Roberto Andò adatta il suo romanzo, Il trono vuoto, per il cinema. Il film esce a dieci giorni dalle elezioni politiche, il cast è quanto di meglio (al momento) si riesca a mettere insieme in Italia, la satira politica venata di citazionismo chic fa sempre presa sulla platea, cosa manca? Nulla, c’è anche l’elogio della pazzia. Il tema del doppio esisteva, Gassman ne La pecora nera di Salce, 1968, ma lì la pazzia non era quell’ameno escamotage che, in mancanza di sane alternative, arriva a rimettere in corso un partito in picchiata vertiginosa. Lì chi finiva in manicomio era il candidato onesto.
Nel film di Andò si gioca la carta beffarda dei gemelli postmoderni. Non c’è il gemello buono e quello cattivo, c’è quello potente, ben ammanicato segretario del partito di opposizione in calo di consensi, e perciò depresso, e l’altro, pazzo, buttato fuori, evidentemente, dalla legge Basaglia e invisibile per 25 anni. Riappare in scena per prendere il posto del primo, in fuga alla ricerca di sè alla vigilia di un importante appuntamento elettorale. Sembra un modello plautino, una specie di commedia degli equivoci in cui il servus currens deve darsi da fare per risolvere i problemi. Nella fattispecie il servus/portaborse è Valerio Mastandrea che però, con la sua aria da cane bastonato, nulla ha dell’esuberante malizia del servo latino.

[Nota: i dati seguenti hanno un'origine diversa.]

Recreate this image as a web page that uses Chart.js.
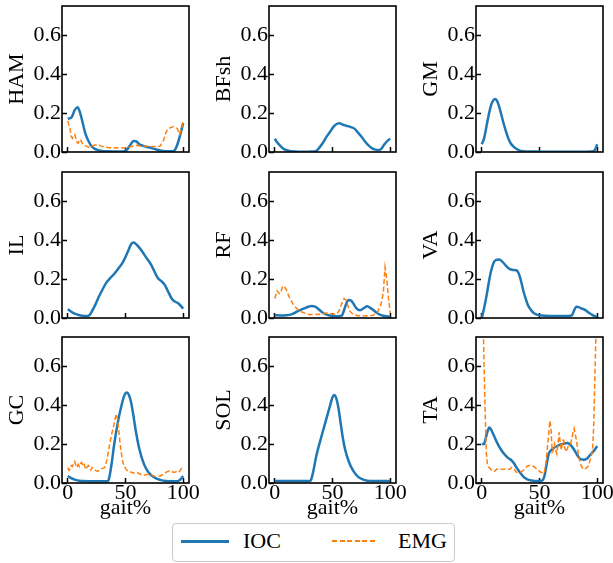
<!DOCTYPE html>
<html>
<head>
<meta charset="utf-8">
<script src="https://cdn.jsdelivr.net/npm/chart.js@4.4.1/dist/chart.umd.min.js"></script>
<style>
  html, body { margin: 0; padding: 0; background: #fff; }
  #fig { position: relative; width: 613px; height: 563px; overflow: hidden; background: #fff;
         font-family: "Liberation Serif", "Times New Roman", serif; }
  #fig canvas { position: absolute; }
  #legend { position: absolute; left: 172px; top: 523px; width: 281px; height: 37px;
            border: 1px solid #cccccc; border-radius: 4px; background: #fff; }
  .sample { position: absolute; top: 16px; }
  .solid { left: 8px; width: 48px; height: 2.5px; background: #1f77b4; }
  .dashed { left: 159px; width: 46px; height: 1.5px;
            background: repeating-linear-gradient(to right, #ff7f0e 0 5px, transparent 5px 7.6px); }
  .label { position: absolute; top: 6px; font-size: 22px; line-height: 22px; color: #000; white-space: nowrap; }
</style>
</head>
<body>
<div id="fig">
  <div id="legend">
    <div class="sample solid"></div><div class="label" style="left:70px">IOC</div>
    <div class="sample dashed"></div><div class="label" style="left:225px">EMG</div>
  </div>
</div>
<script>
// Muscle activation over the gait cycle: optimal-control estimate (IOC) vs. measured EMG.
const MUSCLES = ['HAM', 'BFsh', 'GM', 'IL', 'RF', 'VA', 'GC', 'SOL', 'TA'];
const X_TICKS = [0, 50, 100];
const Y_TICKS = [0, 0.2, 0.4, 0.6];

const HAM_IOC = [[0,0.17],[3.5,0.18],[6,0.215],[8.5,0.23],[10.5,0.205],[12.5,0.16],[15,0.1],[18,0.055],[21,0.027],[25,0.012],[30,0.005],[40,0.003],[48,0.003],[51,0.01],[54,0.035],[57,0.056],[59,0.055],[62,0.04],[66,0.03],[70,0.024],[75,0.016],[80,0.008],[85,0.004],[91,0.004],[93,0.012],[95,0.04],[97,0.08],[100,0.15]];
const HAM_EMG = [[0,0.16],[2,0.12],[3,0.08],[4,0.07],[5,0.085],[6,0.09],[7,0.07],[8,0.05],[9,0.045],[10,0.06],[11,0.065],[12,0.05],[14,0.035],[16,0.03],[18,0.025],[20,0.03],[23,0.035],[26,0.038],[29,0.03],[32,0.025],[36,0.022],[40,0.022],[45,0.02],[50,0.022],[53,0.025],[56,0.03],[60,0.035],[63,0.03],[67,0.03],[72,0.028],[77,0.028],[80,0.03],[83,0.06],[85,0.1],[87,0.12],[89,0.125],[91,0.13],[93,0.128],[95,0.12],[96,0.1],[97,0.09],[98,0.11],[100,0.155]];
const BFSH_IOC = [[0,0.068],[2,0.05],[5,0.03],[8,0.015],[12,0.006],[18,0.002],[25,0.001],[32,0.002],[36,0.006],[39,0.025],[42,0.05],[45,0.08],[48,0.105],[51,0.13],[54,0.145],[56,0.148],[59,0.14],[62,0.135],[66,0.128],[69,0.12],[72,0.1],[75,0.08],[78,0.055],[81,0.035],[84,0.02],[87,0.012],[90,0.01],[92,0.015],[95,0.04],[98,0.06],[100,0.068]];
const GM_IOC = [[0,0.04],[2,0.07],[4,0.13],[6,0.19],[8,0.24],[10,0.265],[11.5,0.272],[13,0.265],[15,0.235],[17,0.19],[19,0.145],[21,0.105],[23,0.07],[25,0.045],[28,0.025],[32,0.01],[36,0.004],[45,0.002],[60,0.001],[80,0.001],[95,0.002],[98,0.01],[100,0.04]];
const IL_IOC = [[0,0.045],[3,0.032],[6,0.022],[10,0.014],[14,0.01],[17,0.01],[19,0.016],[21,0.035],[24,0.07],[27,0.11],[30,0.145],[33,0.178],[36,0.2],[40,0.225],[44,0.255],[48,0.29],[52,0.34],[55,0.38],[57,0.388],[60,0.375],[64,0.345],[68,0.31],[72,0.275],[75,0.24],[78,0.205],[81,0.19],[84,0.17],[87,0.135],[90,0.1],[92,0.087],[95,0.078],[97,0.068],[100,0.048]];
const RF_IOC = [[0,0.014],[5,0.013],[10,0.014],[15,0.02],[20,0.035],[25,0.048],[29,0.058],[32,0.062],[35,0.058],[38,0.045],[41,0.03],[45,0.017],[50,0.01],[55,0.009],[58,0.012],[60,0.04],[62,0.075],[64,0.093],[66,0.09],[68,0.075],[70,0.055],[72,0.043],[74,0.04],[77,0.05],[80,0.06],[82,0.055],[85,0.043],[88,0.028],[91,0.017],[95,0.01],[100,0.007]];
const RF_EMG = [[0,0.1],[2,0.14],[4,0.125],[5,0.13],[7,0.165],[9,0.155],[10,0.145],[12,0.115],[14,0.09],[16,0.07],[18,0.055],[20,0.043],[23,0.032],[26,0.025],[30,0.017],[35,0.018],[40,0.02],[45,0.025],[50,0.02],[54,0.022],[56,0.04],[58,0.075],[60,0.1],[62,0.09],[63,0.07],[65,0.035],[68,0.018],[72,0.012],[76,0.01],[80,0.012],[85,0.014],[89,0.03],[92,0.07],[94,0.13],[95.5,0.26],[97,0.2],[98.5,0.1],[100,0.025]];
const VA_IOC = [[0,0.0],[2,0.05],[4,0.11],[6,0.18],[8,0.24],[10,0.28],[12,0.297],[15,0.3],[18,0.288],[21,0.268],[24,0.252],[27,0.247],[30,0.245],[32,0.228],[34,0.19],[36,0.14],[38,0.1],[40,0.065],[43,0.038],[46,0.022],[50,0.014],[55,0.011],[65,0.01],[75,0.01],[78,0.013],[80,0.04],[82,0.058],[84,0.056],[86,0.05],[89,0.043],[92,0.03],[96,0.015],[100,0.005]];
const GC_IOC = [[0,0.036],[3,0.025],[6,0.017],[10,0.011],[20,0.009],[30,0.009],[35,0.01],[36,0.03],[38,0.1],[40,0.19],[43,0.3],[46,0.385],[49,0.45],[51,0.465],[53,0.452],[55,0.41],[57,0.34],[59,0.265],[62,0.175],[66,0.097],[70,0.054],[75,0.028],[80,0.016],[85,0.01],[90,0.009],[95,0.009],[97,0.015],[100,0.036]];
const GC_EMG = [[0,0.08],[1,0.065],[2,0.07],[3,0.09],[4,0.085],[5,0.1],[6,0.11],[7,0.09],[8,0.08],[9,0.095],[10,0.085],[11,0.1],[12,0.105],[13,0.09],[14,0.1],[15,0.08],[16,0.07],[17,0.085],[18,0.09],[19,0.075],[20,0.067],[21,0.08],[22,0.075],[24,0.065],[26,0.06],[28,0.07],[30,0.075],[32,0.08],[34,0.12],[36,0.19],[38,0.25],[40,0.3],[41,0.33],[42,0.355],[43,0.33],[44,0.28],[45,0.22],[46,0.17],[47,0.13],[48,0.1],[50,0.075],[52,0.06],[55,0.055],[58,0.05],[60,0.054],[63,0.045],[66,0.04],[70,0.045],[73,0.04],[76,0.033],[80,0.036],[83,0.045],[86,0.058],[88,0.062],[90,0.06],[92,0.054],[94,0.058],[96,0.055],[98,0.07],[100,0.088]];
const SOL_IOC = [[0,0.01],[10,0.01],[20,0.01],[30,0.01],[31,0.012],[33,0.05],[36,0.14],[40,0.23],[44,0.315],[48,0.4],[50,0.44],[51.5,0.452],[53,0.44],[55,0.39],[57,0.31],[59,0.23],[61,0.17],[64,0.112],[68,0.062],[72,0.033],[76,0.019],[80,0.012],[85,0.01],[100,0.01]];
const TA_IOC = [[0,0.2],[2,0.2],[3,0.22],[5,0.265],[6.5,0.285],[8,0.275],[10,0.25],[13,0.21],[17,0.168],[20,0.145],[23,0.128],[26,0.115],[28,0.1],[30,0.08],[33,0.055],[36,0.033],[39,0.02],[43,0.013],[48,0.01],[52,0.012],[54,0.03],[56,0.09],[58,0.15],[60,0.168],[63,0.182],[66,0.192],[70,0.2],[74,0.205],[76,0.2],[79,0.18],[82,0.15],[85,0.125],[88,0.12],[91,0.125],[94,0.145],[97,0.165],[100,0.19]];
const TA_EMG = [[0,1.2],[1,0.9],[2,0.6],[3,0.35],[4,0.15],[5,0.09],[7,0.075],[9,0.065],[11,0.06],[13,0.072],[15,0.07],[18,0.07],[21,0.072],[24,0.07],[26,0.08],[28,0.07],[30,0.055],[33,0.055],[36,0.065],[39,0.085],[42,0.092],[45,0.085],[48,0.07],[51,0.055],[54,0.05],[55.5,0.1],[57,0.19],[58,0.25],[59,0.32],[60,0.28],[61,0.16],[62,0.17],[63,0.2],[64,0.17],[65,0.15],[66,0.2],[67,0.26],[68,0.2],[69,0.17],[70,0.22],[71,0.22],[72,0.18],[73,0.16],[75,0.19],[77,0.2],[79,0.26],[80,0.28],[81,0.25],[82,0.22],[84,0.13],[86,0.09],[88,0.07],[90,0.075],[92,0.085],[94,0.12],[96,0.17],[97,0.3],[98,0.55],[99,0.8],[100,1.2]];

const IOC_SERIES = [HAM_IOC, BFSH_IOC, GM_IOC, IL_IOC, RF_IOC, VA_IOC, GC_IOC, SOL_IOC, TA_IOC];
const EMG_SERIES = [HAM_EMG, null, null, null, RF_EMG, null, GC_EMG, null, TA_EMG];

// Grid geometry of the 3x3 panel layout
const COL_X = [62, 269, 476];
const ROW_Y = [6, 172, 337];
const PLOT_W = 127, PLOT_H = 146;
const FONT = { family: '"Liberation Serif", "Times New Roman", serif', size: 22 };
const BLUE = '#1f77b4', ORANGE = '#ff7f0e';

// Full box around each plot area
const framePlugin = {
  id: 'frame',
  afterDraw(chart) {
    const { ctx, chartArea: a } = chart;
    ctx.save();
    ctx.strokeStyle = '#000';
    ctx.lineWidth = 1.6;
    ctx.strokeRect(a.left, a.top, a.right - a.left, a.bottom - a.top);
    ctx.restore();
  }
};

// Keep the plot area fixed: no extra room reserved for overhanging tick labels
const noOverhang = s => { s.paddingTop = 0; s.paddingBottom = 0; s.paddingLeft = 0; s.paddingRight = 0; };

const toXY = pts => pts.map(([x, y]) => ({ x, y }));
const fig = document.getElementById('fig');

MUSCLES.forEach((name, i) => {
  const row = Math.floor(i / 3), col = i % 3;
  const bottomRow = row === 2;
  const padL = 62, padT = 6, padR = 16, padB = bottomRow ? 42 : 6;

  const canvas = document.createElement('canvas');
  canvas.width = padL + PLOT_W + padR;
  canvas.height = padT + PLOT_H + padB;
  canvas.style.left = (COL_X[col] - padL) + 'px';
  canvas.style.top = (ROW_Y[row] - padT) + 'px';
  fig.appendChild(canvas);

  const datasets = [{
    label: 'IOC', data: toXY(IOC_SERIES[i]), order: 2,
    borderColor: BLUE, borderWidth: 2.5, pointRadius: 0,
    cubicInterpolationMode: 'monotone', fill: false
  }];
  if (EMG_SERIES[i]) {
    datasets.push({
      label: 'EMG', data: toXY(EMG_SERIES[i]), order: 1,
      borderColor: ORANGE, borderWidth: 1.5, borderDash: [5, 2.5], pointRadius: 0,
      tension: 0, fill: false
    });
  }

  const gridOpts = { drawOnChartArea: false, drawTicks: true, tickLength: -5, tickWidth: 1.5, tickColor: '#000' };

  new Chart(canvas, {
    type: 'line',
    data: { datasets },
    plugins: [framePlugin],
    options: {
      responsive: false, animation: false, devicePixelRatio: 1,
      layout: { padding: { left: 0, top: padT, right: padR, bottom: 0 } },
      plugins: { legend: { display: false }, tooltip: { enabled: false } },
      scales: {
        x: {
          type: 'linear', position: 'bottom', min: -5, max: 105,
          afterBuildTicks: s => { s.ticks = X_TICKS.map(v => ({ value: v })); },
          afterFit: s => { s.height = padB; noOverhang(s); },
          grid: gridOpts, border: { display: false },
          ticks: {
            autoSkip: false, maxRotation: 0, minRotation: 0, padding: 2.5, color: '#000', font: FONT,
            callback: v => bottomRow ? String(v) : ''
          },
          title: { display: bottomRow, text: 'gait%', color: '#000', font: FONT, padding: { top: 0, bottom: 4 } }
        },
        y: {
          type: 'linear', position: 'left', min: 0, max: 0.75,
          afterBuildTicks: s => { s.ticks = Y_TICKS.map(v => ({ value: v })); },
          afterFit: s => { s.width = padL; noOverhang(s); },
          grid: gridOpts, border: { display: false },
          ticks: { autoSkip: false, padding: 6, color: '#000', font: FONT, callback: v => v.toFixed(1) },
          title: { display: true, text: name, color: '#000', font: FONT, padding: { top: 4.4, bottom: 0 } }
        }
      }
    }
  });
});
</script>
</body>
</html>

Dunque, mentre Servillo 1 (quello con i capelli tinti) se ne sta in incognito a Parigi a recuperare amori (la Valeria Bruni Tedesco), passione per cinema (che non frequenta da almeno tre anni e il marito della Valeria, naturalmente giapponese, è un regista all’apice della carriera) e letteratura, da cui l’ha distolto la politica, Servillo 2 (quello senza tintura) si cala perfettamente nella parte che Mastandrea gli affibbia, e riporta la letteratura sul palco della politica, con citazioni a manetta (Brecht è il prediletto, naturalmente). Il culmine del gradimento lo raggiunge con il comizio incentrato sulla parola “passione” (e a qualcuno torna in mente I care, chissà perché?), gioca chaplinianamente a sparire dietro mappamondi sotto gli occhi di un divertito Presidente della Repubblica, recupera un Fellini che si fa intervistare molto indignato sulle sorti del cinema italiano (e ne aveva ben donde!), e così l’attacco satirico ai gangli del potere corrotto e truffaldino, che monopolizza a tempo pieno i media e sta per essere rieletto, è fatto.
O meglio, Andò crede che sia fatto. Noi abbiamo molte riserve. Anche solo restando alla sostanza cinematografica, dimenticando metafore e messaggi subliminali (?) Viva la libertà è un film irritante, in cui Servillo tenta, mal riuscendo, la carta di una comicità surreale e ammiccante, in definitiva intellettualistica e snob. L’elogio della pazzia è altro, bastava chiedere a Erasmo qualche delucidazione in merito.